## Dataset extract
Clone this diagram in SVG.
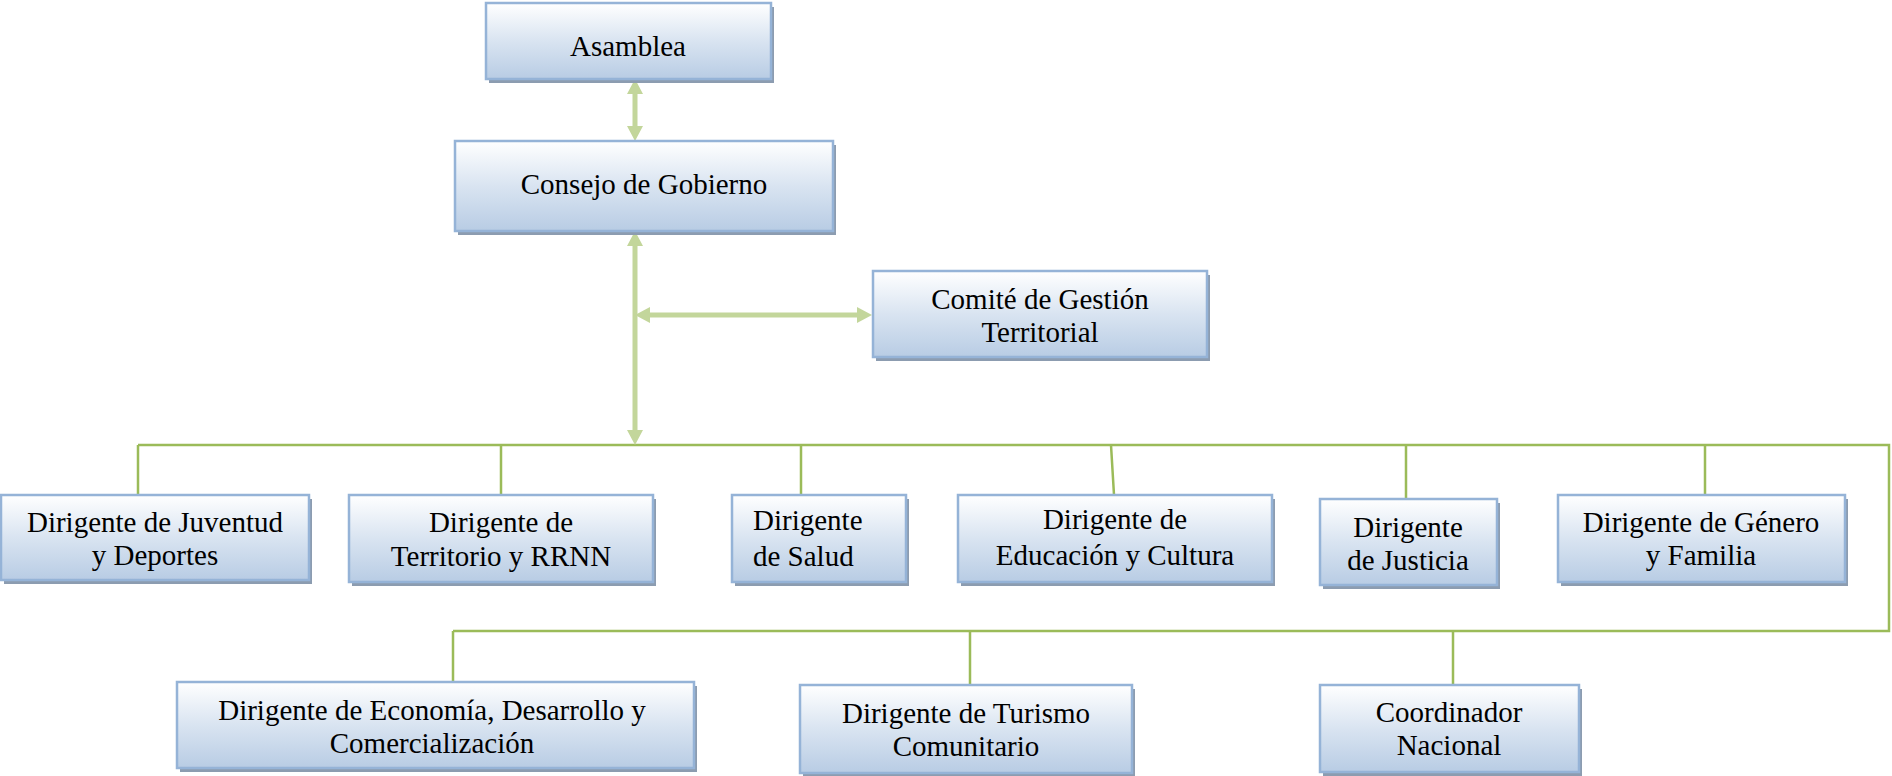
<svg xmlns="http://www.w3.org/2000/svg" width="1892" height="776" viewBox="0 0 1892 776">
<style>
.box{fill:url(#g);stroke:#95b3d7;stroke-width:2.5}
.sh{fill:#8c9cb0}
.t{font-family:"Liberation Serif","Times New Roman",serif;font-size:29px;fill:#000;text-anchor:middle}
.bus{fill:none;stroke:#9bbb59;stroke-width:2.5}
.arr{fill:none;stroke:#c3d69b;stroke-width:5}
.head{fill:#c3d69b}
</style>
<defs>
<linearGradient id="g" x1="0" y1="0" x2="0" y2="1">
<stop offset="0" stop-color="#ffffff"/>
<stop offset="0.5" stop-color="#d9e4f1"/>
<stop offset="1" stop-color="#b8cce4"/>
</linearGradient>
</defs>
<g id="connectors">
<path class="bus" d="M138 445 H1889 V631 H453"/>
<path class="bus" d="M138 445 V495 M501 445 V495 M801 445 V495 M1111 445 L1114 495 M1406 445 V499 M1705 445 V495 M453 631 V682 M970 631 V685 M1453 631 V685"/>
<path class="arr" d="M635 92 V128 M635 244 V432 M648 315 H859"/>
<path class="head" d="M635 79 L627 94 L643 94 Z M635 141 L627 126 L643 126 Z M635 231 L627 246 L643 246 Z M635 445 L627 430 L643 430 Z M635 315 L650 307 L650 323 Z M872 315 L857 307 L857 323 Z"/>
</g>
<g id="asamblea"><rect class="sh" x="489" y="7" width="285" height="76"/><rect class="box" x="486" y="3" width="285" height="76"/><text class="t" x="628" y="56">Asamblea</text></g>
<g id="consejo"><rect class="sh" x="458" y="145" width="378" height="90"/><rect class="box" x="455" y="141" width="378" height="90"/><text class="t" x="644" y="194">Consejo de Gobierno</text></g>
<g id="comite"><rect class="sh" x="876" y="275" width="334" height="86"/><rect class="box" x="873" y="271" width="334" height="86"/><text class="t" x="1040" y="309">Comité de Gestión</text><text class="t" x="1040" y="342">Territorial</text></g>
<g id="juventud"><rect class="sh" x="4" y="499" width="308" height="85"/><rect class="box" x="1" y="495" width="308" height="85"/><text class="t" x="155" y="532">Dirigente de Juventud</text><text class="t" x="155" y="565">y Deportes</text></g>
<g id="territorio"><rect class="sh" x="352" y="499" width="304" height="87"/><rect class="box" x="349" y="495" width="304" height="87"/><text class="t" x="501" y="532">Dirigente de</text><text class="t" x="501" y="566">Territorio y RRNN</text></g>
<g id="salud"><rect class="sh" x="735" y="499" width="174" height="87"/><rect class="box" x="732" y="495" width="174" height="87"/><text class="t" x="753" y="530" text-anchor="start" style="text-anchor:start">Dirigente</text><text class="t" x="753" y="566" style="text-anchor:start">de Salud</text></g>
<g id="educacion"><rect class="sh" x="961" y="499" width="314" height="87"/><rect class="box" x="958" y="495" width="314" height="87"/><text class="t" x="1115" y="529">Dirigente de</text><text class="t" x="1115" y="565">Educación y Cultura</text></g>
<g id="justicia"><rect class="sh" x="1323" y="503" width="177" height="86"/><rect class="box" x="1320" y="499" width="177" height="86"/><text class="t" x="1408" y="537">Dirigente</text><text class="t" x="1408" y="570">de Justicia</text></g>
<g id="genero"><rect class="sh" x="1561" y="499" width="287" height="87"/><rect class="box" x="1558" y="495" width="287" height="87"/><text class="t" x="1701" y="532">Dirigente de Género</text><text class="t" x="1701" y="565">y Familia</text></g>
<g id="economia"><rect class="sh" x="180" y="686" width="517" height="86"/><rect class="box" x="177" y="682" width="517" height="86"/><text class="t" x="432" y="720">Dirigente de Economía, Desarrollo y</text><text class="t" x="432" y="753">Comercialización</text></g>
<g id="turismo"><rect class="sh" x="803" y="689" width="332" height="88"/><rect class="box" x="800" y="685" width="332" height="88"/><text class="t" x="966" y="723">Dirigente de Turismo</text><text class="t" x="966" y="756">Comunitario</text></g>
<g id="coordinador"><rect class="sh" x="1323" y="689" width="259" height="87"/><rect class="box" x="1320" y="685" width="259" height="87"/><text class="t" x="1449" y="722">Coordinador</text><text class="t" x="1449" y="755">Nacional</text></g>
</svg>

## Problem details
Without the pictures, output the full listing exactly as it stands.

## Result for this exercise
Clone this diagram in SVG.
<svg xmlns="http://www.w3.org/2000/svg" width="1892" height="776" viewBox="0 0 1892 776">
<style>
.box{fill:url(#g);stroke:#95b3d7;stroke-width:2.5}
.sh{fill:#8c9cb0}
.t{font-family:"Liberation Serif","Times New Roman",serif;font-size:29px;fill:#000;text-anchor:middle}
.bus{fill:none;stroke:#9bbb59;stroke-width:2.5}
.arr{fill:none;stroke:#c3d69b;stroke-width:5}
.head{fill:#c3d69b}
</style>
<defs>
<linearGradient id="g" x1="0" y1="0" x2="0" y2="1">
<stop offset="0" stop-color="#ffffff"/>
<stop offset="0.5" stop-color="#d9e4f1"/>
<stop offset="1" stop-color="#b8cce4"/>
</linearGradient>
</defs>
<g id="connectors">
<path class="bus" d="M138 445 H1889 V631 H453"/>
<path class="bus" d="M138 445 V495 M501 445 V495 M801 445 V495 M1111 445 L1114 495 M1406 445 V499 M1705 445 V495 M453 631 V682 M970 631 V685 M1453 631 V685"/>
<path class="arr" d="M635 92 V128 M635 244 V432 M648 315 H859"/>
<path class="head" d="M635 79 L627 94 L643 94 Z M635 141 L627 126 L643 126 Z M635 231 L627 246 L643 246 Z M635 445 L627 430 L643 430 Z M635 315 L650 307 L650 323 Z M872 315 L857 307 L857 323 Z"/>
</g>
<g id="asamblea"><rect class="sh" x="489" y="7" width="285" height="76"/><rect class="box" x="486" y="3" width="285" height="76"/><text class="t" x="628" y="56">Asamblea</text></g>
<g id="consejo"><rect class="sh" x="458" y="145" width="378" height="90"/><rect class="box" x="455" y="141" width="378" height="90"/><text class="t" x="644" y="194">Consejo de Gobierno</text></g>
<g id="comite"><rect class="sh" x="876" y="275" width="334" height="86"/><rect class="box" x="873" y="271" width="334" height="86"/><text class="t" x="1040" y="309">Comité de Gestión</text><text class="t" x="1040" y="342">Territorial</text></g>
<g id="juventud"><rect class="sh" x="4" y="499" width="308" height="85"/><rect class="box" x="1" y="495" width="308" height="85"/><text class="t" x="155" y="532">Dirigente de Juventud</text><text class="t" x="155" y="565">y Deportes</text></g>
<g id="territorio"><rect class="sh" x="352" y="499" width="304" height="87"/><rect class="box" x="349" y="495" width="304" height="87"/><text class="t" x="501" y="532">Dirigente de</text><text class="t" x="501" y="566">Territorio y RRNN</text></g>
<g id="salud"><rect class="sh" x="735" y="499" width="174" height="87"/><rect class="box" x="732" y="495" width="174" height="87"/><text class="t" x="753" y="530" text-anchor="start" style="text-anchor:start">Dirigente</text><text class="t" x="753" y="566" style="text-anchor:start">de Salud</text></g>
<g id="educacion"><rect class="sh" x="961" y="499" width="314" height="87"/><rect class="box" x="958" y="495" width="314" height="87"/><text class="t" x="1115" y="529">Dirigente de</text><text class="t" x="1115" y="565">Educación y Cultura</text></g>
<g id="justicia"><rect class="sh" x="1323" y="503" width="177" height="86"/><rect class="box" x="1320" y="499" width="177" height="86"/><text class="t" x="1408" y="537">Dirigente</text><text class="t" x="1408" y="570">de Justicia</text></g>
<g id="genero"><rect class="sh" x="1561" y="499" width="287" height="87"/><rect class="box" x="1558" y="495" width="287" height="87"/><text class="t" x="1701" y="532">Dirigente de Género</text><text class="t" x="1701" y="565">y Familia</text></g>
<g id="economia"><rect class="sh" x="180" y="686" width="517" height="86"/><rect class="box" x="177" y="682" width="517" height="86"/><text class="t" x="432" y="720">Dirigente de Economía, Desarrollo y</text><text class="t" x="432" y="753">Comercialización</text></g>
<g id="turismo"><rect class="sh" x="803" y="689" width="332" height="88"/><rect class="box" x="800" y="685" width="332" height="88"/><text class="t" x="966" y="723">Dirigente de Turismo</text><text class="t" x="966" y="756">Comunitario</text></g>
<g id="coordinador"><rect class="sh" x="1323" y="689" width="259" height="87"/><rect class="box" x="1320" y="685" width="259" height="87"/><text class="t" x="1449" y="722">Coordinador</text><text class="t" x="1449" y="755">Nacional</text></g>
</svg>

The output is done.